* **Challenge**: An exact reproduction of the records is required, with all images left out.

* **Supplied data**:
►
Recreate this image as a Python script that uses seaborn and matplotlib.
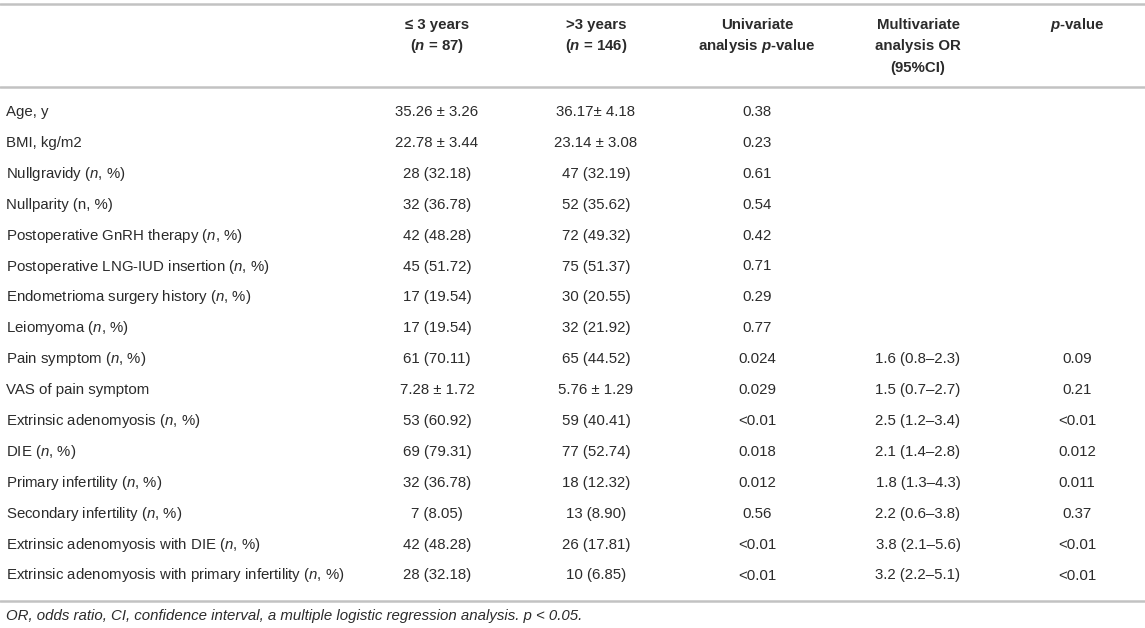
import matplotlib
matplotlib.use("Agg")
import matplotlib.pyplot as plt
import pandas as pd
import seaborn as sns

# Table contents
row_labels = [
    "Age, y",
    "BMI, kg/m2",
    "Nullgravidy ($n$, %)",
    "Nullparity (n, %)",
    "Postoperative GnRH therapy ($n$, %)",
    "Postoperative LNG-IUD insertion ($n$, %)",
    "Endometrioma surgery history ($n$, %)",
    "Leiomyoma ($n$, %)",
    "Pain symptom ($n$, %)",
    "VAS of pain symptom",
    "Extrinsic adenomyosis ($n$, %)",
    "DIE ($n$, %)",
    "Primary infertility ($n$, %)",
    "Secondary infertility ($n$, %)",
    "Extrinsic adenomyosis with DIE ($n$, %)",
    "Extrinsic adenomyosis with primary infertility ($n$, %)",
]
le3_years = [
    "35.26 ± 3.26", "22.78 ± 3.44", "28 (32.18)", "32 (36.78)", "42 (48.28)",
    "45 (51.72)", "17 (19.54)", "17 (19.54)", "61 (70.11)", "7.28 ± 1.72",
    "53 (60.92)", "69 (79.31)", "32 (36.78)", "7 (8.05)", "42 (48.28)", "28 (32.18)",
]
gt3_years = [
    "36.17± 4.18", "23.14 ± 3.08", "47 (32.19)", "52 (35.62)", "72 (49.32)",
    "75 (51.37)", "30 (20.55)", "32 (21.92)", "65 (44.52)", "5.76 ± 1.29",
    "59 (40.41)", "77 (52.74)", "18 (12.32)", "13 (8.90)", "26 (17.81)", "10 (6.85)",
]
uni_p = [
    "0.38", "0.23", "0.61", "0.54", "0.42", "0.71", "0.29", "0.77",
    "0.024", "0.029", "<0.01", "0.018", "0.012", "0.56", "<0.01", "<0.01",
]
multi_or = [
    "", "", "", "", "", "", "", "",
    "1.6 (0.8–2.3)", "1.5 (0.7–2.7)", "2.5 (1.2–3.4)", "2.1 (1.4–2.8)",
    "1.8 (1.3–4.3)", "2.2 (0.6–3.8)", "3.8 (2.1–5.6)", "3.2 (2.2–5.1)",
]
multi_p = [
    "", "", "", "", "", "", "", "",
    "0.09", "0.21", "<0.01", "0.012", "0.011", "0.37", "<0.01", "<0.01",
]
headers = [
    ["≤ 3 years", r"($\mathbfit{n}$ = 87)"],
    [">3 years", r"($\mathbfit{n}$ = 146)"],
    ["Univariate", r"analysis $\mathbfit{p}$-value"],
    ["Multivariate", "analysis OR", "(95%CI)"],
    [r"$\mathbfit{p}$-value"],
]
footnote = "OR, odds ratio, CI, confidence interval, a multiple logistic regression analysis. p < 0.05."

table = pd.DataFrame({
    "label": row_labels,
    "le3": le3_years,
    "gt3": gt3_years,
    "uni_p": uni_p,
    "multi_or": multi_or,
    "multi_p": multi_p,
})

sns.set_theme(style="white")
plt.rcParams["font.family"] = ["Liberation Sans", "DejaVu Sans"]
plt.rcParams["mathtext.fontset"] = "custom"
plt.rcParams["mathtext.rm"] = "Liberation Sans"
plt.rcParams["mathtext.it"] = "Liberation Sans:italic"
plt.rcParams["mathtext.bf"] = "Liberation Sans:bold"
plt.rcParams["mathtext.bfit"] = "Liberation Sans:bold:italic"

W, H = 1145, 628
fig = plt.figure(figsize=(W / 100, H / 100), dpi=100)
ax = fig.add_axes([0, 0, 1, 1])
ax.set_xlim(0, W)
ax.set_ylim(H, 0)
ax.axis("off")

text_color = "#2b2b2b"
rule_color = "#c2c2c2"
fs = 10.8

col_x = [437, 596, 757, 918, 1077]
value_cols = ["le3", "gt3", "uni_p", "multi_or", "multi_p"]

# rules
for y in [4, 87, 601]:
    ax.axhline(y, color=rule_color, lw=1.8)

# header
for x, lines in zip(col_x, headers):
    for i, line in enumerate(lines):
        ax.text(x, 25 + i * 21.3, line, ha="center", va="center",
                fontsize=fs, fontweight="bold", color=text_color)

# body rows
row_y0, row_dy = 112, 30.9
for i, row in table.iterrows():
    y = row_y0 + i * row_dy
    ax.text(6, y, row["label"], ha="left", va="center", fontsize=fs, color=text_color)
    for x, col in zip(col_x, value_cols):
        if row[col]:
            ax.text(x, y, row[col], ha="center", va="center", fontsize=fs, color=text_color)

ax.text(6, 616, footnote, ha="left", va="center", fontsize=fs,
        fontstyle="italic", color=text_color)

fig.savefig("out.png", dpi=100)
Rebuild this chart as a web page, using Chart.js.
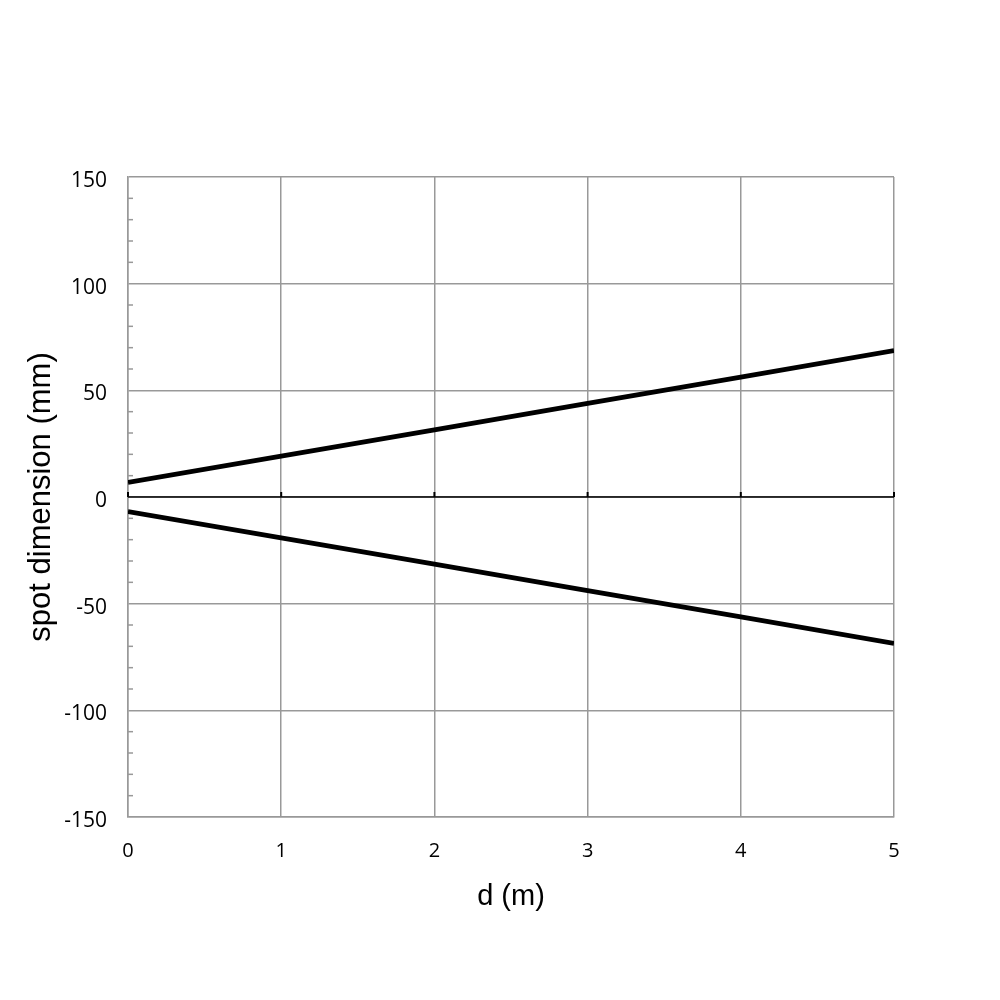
◄
* **Written solution**:
Recreate this image as a Python script that uses seaborn and matplotlib.
import matplotlib
matplotlib.use("Agg")
import matplotlib.pyplot as plt
import pandas as pd
import seaborn as sns

# Table contents
row_labels = [
    "Age, y",
    "BMI, kg/m2",
    "Nullgravidy ($n$, %)",
    "Nullparity (n, %)",
    "Postoperative GnRH therapy ($n$, %)",
    "Postoperative LNG-IUD insertion ($n$, %)",
    "Endometrioma surgery history ($n$, %)",
    "Leiomyoma ($n$, %)",
    "Pain symptom ($n$, %)",
    "VAS of pain symptom",
    "Extrinsic adenomyosis ($n$, %)",
    "DIE ($n$, %)",
    "Primary infertility ($n$, %)",
    "Secondary infertility ($n$, %)",
    "Extrinsic adenomyosis with DIE ($n$, %)",
    "Extrinsic adenomyosis with primary infertility ($n$, %)",
]
le3_years = [
    "35.26 ± 3.26", "22.78 ± 3.44", "28 (32.18)", "32 (36.78)", "42 (48.28)",
    "45 (51.72)", "17 (19.54)", "17 (19.54)", "61 (70.11)", "7.28 ± 1.72",
    "53 (60.92)", "69 (79.31)", "32 (36.78)", "7 (8.05)", "42 (48.28)", "28 (32.18)",
]
gt3_years = [
    "36.17± 4.18", "23.14 ± 3.08", "47 (32.19)", "52 (35.62)", "72 (49.32)",
    "75 (51.37)", "30 (20.55)", "32 (21.92)", "65 (44.52)", "5.76 ± 1.29",
    "59 (40.41)", "77 (52.74)", "18 (12.32)", "13 (8.90)", "26 (17.81)", "10 (6.85)",
]
uni_p = [
    "0.38", "0.23", "0.61", "0.54", "0.42", "0.71", "0.29", "0.77",
    "0.024", "0.029", "<0.01", "0.018", "0.012", "0.56", "<0.01", "<0.01",
]
multi_or = [
    "", "", "", "", "", "", "", "",
    "1.6 (0.8–2.3)", "1.5 (0.7–2.7)", "2.5 (1.2–3.4)", "2.1 (1.4–2.8)",
    "1.8 (1.3–4.3)", "2.2 (0.6–3.8)", "3.8 (2.1–5.6)", "3.2 (2.2–5.1)",
]
multi_p = [
    "", "", "", "", "", "", "", "",
    "0.09", "0.21", "<0.01", "0.012", "0.011", "0.37", "<0.01", "<0.01",
]
headers = [
    ["≤ 3 years", r"($\mathbfit{n}$ = 87)"],
    [">3 years", r"($\mathbfit{n}$ = 146)"],
    ["Univariate", r"analysis $\mathbfit{p}$-value"],
    ["Multivariate", "analysis OR", "(95%CI)"],
    [r"$\mathbfit{p}$-value"],
]
footnote = "OR, odds ratio, CI, confidence interval, a multiple logistic regression analysis. p < 0.05."

table = pd.DataFrame({
    "label": row_labels,
    "le3": le3_years,
    "gt3": gt3_years,
    "uni_p": uni_p,
    "multi_or": multi_or,
    "multi_p": multi_p,
})

sns.set_theme(style="white")
plt.rcParams["font.family"] = ["Liberation Sans", "DejaVu Sans"]
plt.rcParams["mathtext.fontset"] = "custom"
plt.rcParams["mathtext.rm"] = "Liberation Sans"
plt.rcParams["mathtext.it"] = "Liberation Sans:italic"
plt.rcParams["mathtext.bf"] = "Liberation Sans:bold"
plt.rcParams["mathtext.bfit"] = "Liberation Sans:bold:italic"

W, H = 1145, 628
fig = plt.figure(figsize=(W / 100, H / 100), dpi=100)
ax = fig.add_axes([0, 0, 1, 1])
ax.set_xlim(0, W)
ax.set_ylim(H, 0)
ax.axis("off")

text_color = "#2b2b2b"
rule_color = "#c2c2c2"
fs = 10.8

col_x = [437, 596, 757, 918, 1077]
value_cols = ["le3", "gt3", "uni_p", "multi_or", "multi_p"]

# rules
for y in [4, 87, 601]:
    ax.axhline(y, color=rule_color, lw=1.8)

# header
for x, lines in zip(col_x, headers):
    for i, line in enumerate(lines):
        ax.text(x, 25 + i * 21.3, line, ha="center", va="center",
                fontsize=fs, fontweight="bold", color=text_color)

# body rows
row_y0, row_dy = 112, 30.9
for i, row in table.iterrows():
    y = row_y0 + i * row_dy
    ax.text(6, y, row["label"], ha="left", va="center", fontsize=fs, color=text_color)
    for x, col in zip(col_x, value_cols):
        if row[col]:
            ax.text(x, y, row[col], ha="center", va="center", fontsize=fs, color=text_color)

ax.text(6, 616, footnote, ha="left", va="center", fontsize=fs,
        fontstyle="italic", color=text_color)

fig.savefig("out.png", dpi=100)
Rebuild this chart as a web page, using Chart.js.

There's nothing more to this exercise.